The stepped-up pace of corporate consolidation will inevitably cost jobs and hurt careers, but it may also provide an opening for one sector of Hollywood: the growing band of billionaire investors. The mega-rich newcomers stand ready to provide funding for innovative projects that may scare off risk-averse multinationals — and, if they’re smart and lucky, they may win
at that game.
The billionaires’ club isn’t entirely new. I met the pioneer of the tribe in 1981 and I admired his candor. He told me he’d financed two indie pictures, had quickly blown $4 million, and didn’t appreciate the fact that Hollywood was telling him to go home. But he didn’t. In fact his name now adorns the credits of films ranging from a giant hit, Jumanji: Welcome to the Jungle, to the indie Beirut, plus a new Sony TV series in which women rule the world, a new urban Verizon TV channel, and a range of development deals at various studios.
At age 65, Ted Field is playing (and winning) by a different set of rules. Unlike most new members of the billionaire band, he is religious about never putting up his own money to finance a film. But he’s also a proficient buyer of high-profile books and scripts – his library of intellectual property exceeds 400 projects. Field also adamantly insists he is not a billionaire, and never has been, but admits he was born (very) rich – heir to Chicago’s Marshall Field department stores.
Realizing he’d become a marked man, Field zealously avoided media attention through his Hollywood years, but was unable to hide from some high-profile deals and lawsuits. He was a big player in the music business, founding Interscope Records with Jimmy Iovine (Dr Dre and U2 were among the artists). A doomed movie titled Kickboxer imploded in a maze of litigation, triggering one media report that he was broke. “This is a Darwinian business,” Field professes. “That’s probably one reason I like it.”
His current projects fuel his excitement. His company, Radar Films, was involved in acquiring the film rights to Jumanji by Chris Van Allsburg, earning him executive producer credit and a profit participation on the 1995 original (starring Robin Williams) and the present release — further sequels are planned.

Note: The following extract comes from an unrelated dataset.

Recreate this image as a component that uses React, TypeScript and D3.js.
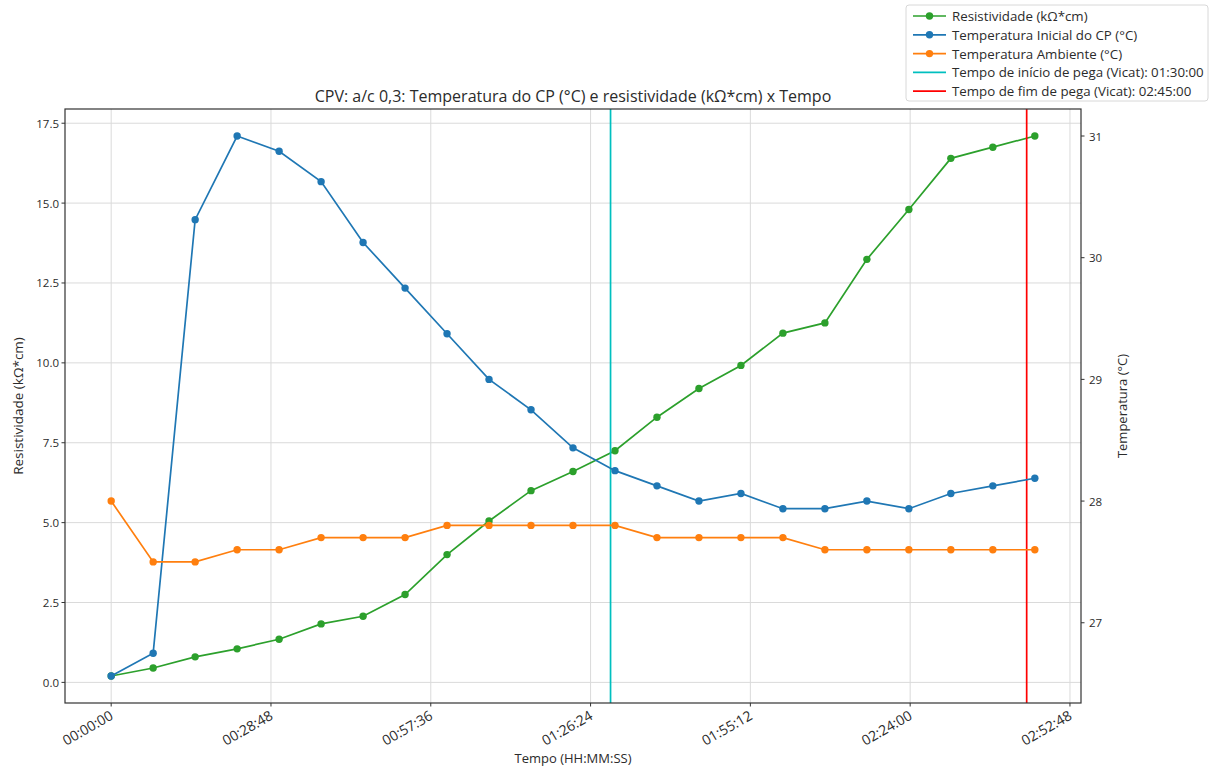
import React, { useEffect, useRef } from "react";
import * as d3 from "d3";

// readings every ~7.5 min
const times = [
  "00:00:00", "00:07:34", "00:15:08", "00:22:42", "00:30:16", "00:37:50",
  "00:45:24", "00:52:58", "01:00:32", "01:08:06", "01:15:40", "01:23:14",
  "01:30:48", "01:38:22", "01:45:56", "01:53:30", "02:01:04", "02:08:38",
  "02:16:12", "02:23:46", "02:31:20", "02:38:54", "02:46:28",
];
const resistividade = [
  0.2, 0.45, 0.8, 1.05, 1.35, 1.83, 2.07, 2.75, 4.0, 5.05, 6.0, 6.6, 7.25,
  8.3, 9.2, 9.92, 10.93, 11.25, 13.24, 14.8, 16.4, 16.75, 17.1,
];
const tempCP = [
  26.5625, 26.75, 30.3125, 31.0, 30.875, 30.625, 30.125, 29.75, 29.375, 29.0,
  28.75, 28.4375, 28.25, 28.125, 28.0, 28.0625, 27.9375, 27.9375, 28.0,
  27.9375, 28.0625, 28.125, 28.1875,
];
const tempAmbiente = [
  28.0, 27.5, 27.5, 27.6, 27.6, 27.7, 27.7, 27.7, 27.8, 27.8, 27.8, 27.8, 27.8,
  27.7, 27.7, 27.7, 27.7, 27.6, 27.6, 27.6, 27.6, 27.6, 27.6,
];
const inicioPega = "01:30:00";
const fimPega = "02:45:00";
const xTickLabels = [
  "00:00:00", "00:28:48", "00:57:36", "01:26:24", "01:55:12", "02:24:00", "02:52:48",
];
const leftTicks = [0, 2.5, 5, 7.5, 10, 12.5, 15, 17.5];
const rightTicks = [27, 28, 29, 30, 31];
const legendLabels = [
  "Resistividade (kΩ*cm)",
  "Temperatura Inicial do CP (°C)",
  "Temperatura Ambiente (°C)",
  "Tempo de início de pega (Vicat): 01:30:00",
  "Tempo de fim de pega (Vicat): 02:45:00",
];

const toSec = (s: string) => {
  const [h, m, ss] = s.split(":").map(Number);
  return h * 3600 + m * 60 + ss;
};

// matplotlib style 5% margins
const padded = (vals: number[]) => {
  const [a, b] = d3.extent(vals) as [number, number];
  const p = (b - a) * 0.05;
  return [a - p, b + p];
};

function createChart(node: SVGSVGElement) {
  const svg = d3.select(node);
  svg.selectAll("*").remove();
  const W = 1213, H = 769;
  const left = 65, right = 1081, top = 109, bottom = 703;
  const font = "'Open Sans', 'DejaVu Sans', sans-serif";
  const textColor = "#2b2b2b";

  const secs = times.map(toSec);
  const x = d3.scaleLinear().domain(padded(secs)).range([left, right]);
  const yL = d3.scaleLinear().domain(padded(resistividade)).range([bottom, top]);
  const yR = d3
    .scaleLinear()
    .domain(padded(tempCP.concat(tempAmbiente)))
    .range([bottom, top]);

  svg.attr("width", W).attr("height", H).style("font-family", font);
  svg.append("rect").attr("width", W).attr("height", H).attr("fill", "#fff");

  const xTicks = xTickLabels.map(toSec);

  // grid
  const grid = svg.append("g").attr("stroke", "#dadada").attr("stroke-width", 1);
  xTicks.forEach((t) => {
    grid.append("line").attr("x1", x(t)).attr("x2", x(t)).attr("y1", top).attr("y2", bottom);
  });
  leftTicks.forEach((t) => {
    grid.append("line").attr("x1", left).attr("x2", right).attr("y1", yL(t)).attr("y2", yL(t));
  });

  const series = [
    { vals: resistividade, y: yL, color: "#2ca02c" },
    { vals: tempCP, y: yR, color: "#1f77b4" },
    { vals: tempAmbiente, y: yR, color: "#ff7f0e" },
  ];

  const drawSeries = (s: (typeof series)[number]) => {
    const line = d3
      .line<number>()
      .x((_, i) => x(secs[i]))
      .y((d) => s.y(d));
    svg
      .append("path")
      .attr("d", line(s.vals))
      .attr("fill", "none")
      .attr("stroke", s.color)
      .attr("stroke-width", 1.7);
    svg
      .append("g")
      .selectAll("circle")
      .data(s.vals)
      .join("circle")
      .attr("cx", (_, i) => x(secs[i]))
      .attr("cy", (d) => s.y(d))
      .attr("r", 3.7)
      .attr("fill", s.color);
  };

  drawSeries(series[0]);

  // Vicat lines
  [
    { t: inicioPega, color: "#00bfbf" },
    { t: fimPega, color: "#ff0000" },
  ].forEach((v) => {
    svg
      .append("line")
      .attr("x1", x(toSec(v.t)))
      .attr("x2", x(toSec(v.t)))
      .attr("y1", top)
      .attr("y2", bottom)
      .attr("stroke", v.color)
      .attr("stroke-width", 1.7);
  });

  drawSeries(series[1]);
  drawSeries(series[2]);

  // frame
  svg
    .append("rect")
    .attr("x", left)
    .attr("y", top)
    .attr("width", right - left)
    .attr("height", bottom - top)
    .attr("fill", "none")
    .attr("stroke", "#333")
    .attr("stroke-width", 1.2);

  // x ticks
  const xg = svg.append("g");
  xTicks.forEach((t, i) => {
    const px = x(t);
    xg.append("line").attr("x1", px).attr("x2", px).attr("y1", bottom).attr("y2", bottom + 3.5).attr("stroke", "#333");
    xg.append("text")
      .attr("transform", `translate(${px - 3},${bottom + 5}) rotate(-30)`)
      .attr("text-anchor", "end")
      .attr("dominant-baseline", "hanging")
      .attr("font-size", 14)
      .attr("fill", textColor)
      .text(xTickLabels[i]);
  });

  // left ticks
  leftTicks.forEach((t) => {
    svg.append("line").attr("x1", left - 3.5).attr("x2", left).attr("y1", yL(t)).attr("y2", yL(t)).attr("stroke", "#333");
    svg.append("text")
      .attr("x", left - 6)
      .attr("y", yL(t))
      .attr("text-anchor", "end")
      .attr("dominant-baseline", "central")
      .attr("font-size", 11.5)
      .attr("fill", textColor)
      .text(t.toFixed(1));
  });

  // right ticks
  rightTicks.forEach((t) => {
    svg.append("line").attr("x1", right).attr("x2", right + 3.5).attr("y1", yR(t)).attr("y2", yR(t)).attr("stroke", "#333");
    svg.append("text")
      .attr("x", right + 8)
      .attr("y", yR(t))
      .attr("dominant-baseline", "central")
      .attr("font-size", 11.5)
      .attr("fill", textColor)
      .text(String(t));
  });

  // labels
  svg.append("text")
    .attr("x", (left + right) / 2)
    .attr("y", 102)
    .attr("text-anchor", "middle")
    .attr("font-size", 16)
    .attr("fill", textColor)
    .text("CPV: a/c 0,3: Temperatura do CP (°C) e resistividade (kΩ*cm) x Tempo");
  svg.append("text")
    .attr("x", (left + right) / 2)
    .attr("y", 763)
    .attr("text-anchor", "middle")
    .attr("font-size", 13)
    .attr("fill", textColor)
    .text("Tempo (HH:MM:SS)");
  svg.append("text")
    .attr("transform", `translate(23,${(top + bottom) / 2}) rotate(-90)`)
    .attr("text-anchor", "middle")
    .attr("font-size", 13.5)
    .attr("fill", textColor)
    .text("Resistividade (kΩ*cm)");
  svg.append("text")
    .attr("transform", `translate(1127,${(top + bottom) / 2}) rotate(-90)`)
    .attr("text-anchor", "middle")
    .attr("font-size", 13)
    .attr("fill", textColor)
    .text("Temperatura (°C)");

  // legend
  const lg = svg.append("g");
  lg.append("rect")
    .attr("x", 906)
    .attr("y", 5)
    .attr("width", 302)
    .attr("height", 96)
    .attr("rx", 3)
    .attr("fill", "#fff")
    .attr("stroke", "#d8d8d8");
  const legendColors = ["#2ca02c", "#1f77b4", "#ff7f0e", "#00bfbf", "#ff0000"];
  legendLabels.forEach((lab, i) => {
    const ly = 16 + i * 18.8;
    lg.append("line").attr("x1", 913).attr("x2", 946).attr("y1", ly).attr("y2", ly)
      .attr("stroke", legendColors[i]).attr("stroke-width", 1.7);
    if (i < 3) {
      lg.append("circle").attr("cx", 929.5).attr("cy", ly).attr("r", 3.7).attr("fill", legendColors[i]);
    }
    lg.append("text")
      .attr("x", 952)
      .attr("y", ly)
      .attr("dominant-baseline", "central")
      .attr("font-size", 13.3)
      .attr("fill", textColor)
      .text(lab);
  });
}

export default function App() {
  const ref = useRef<SVGSVGElement>(null);
  useEffect(() => {
    if (ref.current) createChart(ref.current);
  }, []);
  return (
    <div style={{ position: "absolute", left: 0, top: 0 }}>
      <svg ref={ref}></svg>
    </div>
  );
}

Beirut, written by Tony Gilroy and directed by Brad Anderson, is stirring both interest and controversy, given social media complaints that the film was not filmed in Lebanon, nor are its actors Lebanese (Field and Gilroy insist “there’s nothing anti-Arab about the film”).
If Beirut is arriving at a difficult time, Field believes his TV show with Sony, Wheel of Time, may find its moment. The show is set in the distant future when women now rule a universe that has been all but destroyed by the male power structure – “the ultimate gender dynamics series,” Field says. The show is based on a series of 14 volumes written by Robert Jordan (pen name for James O. Rigney Jr). “Timing is part of the roller coaster ride,” Field observes.
One of his sci-fi films, Chronicles of Riddick, suffered from bad timing in 2004. Hits like Runaway Bride, Three Men and a Baby or The Last Samurai rode good waves. “We all have to recognize that the studios are our partners,” Field observes. “This is the golden age of content, but it’s all a collaboration. Jumanji’s success stems largely from the courage of Tom Rothman at Sony and the imagination of director Jake Kasdan.”
It was Rothman who fostered Field’s first success back in his Fox days. Having failed with his early self-financed projects, Field came to Rothman with a property called Revenge of the Nerds. Rothman liked the idea of re-inventing nerds as winners. (Full disclosure: The project was based in part on material developed by me, but as president of Lorimar Films I was not involved in development or production).
Years later, the Fox bond is returning. Field would like to build van Allsburg’s writings into a brand at that studio (the prolific writer and illustrator, whose producing partner is Bill Teitler, who also wrote The Polar Express). There are also development deals at other studios. But Field, mindful of the consolidation trend, also is thinking of breaking his cardinal rule: He will likely return to the business of co-funding his projects. “These are promising times,” he avers.
“I managed to survive the less promising ones.” And, after all, that’s what non-billionaires are supposed to be good at.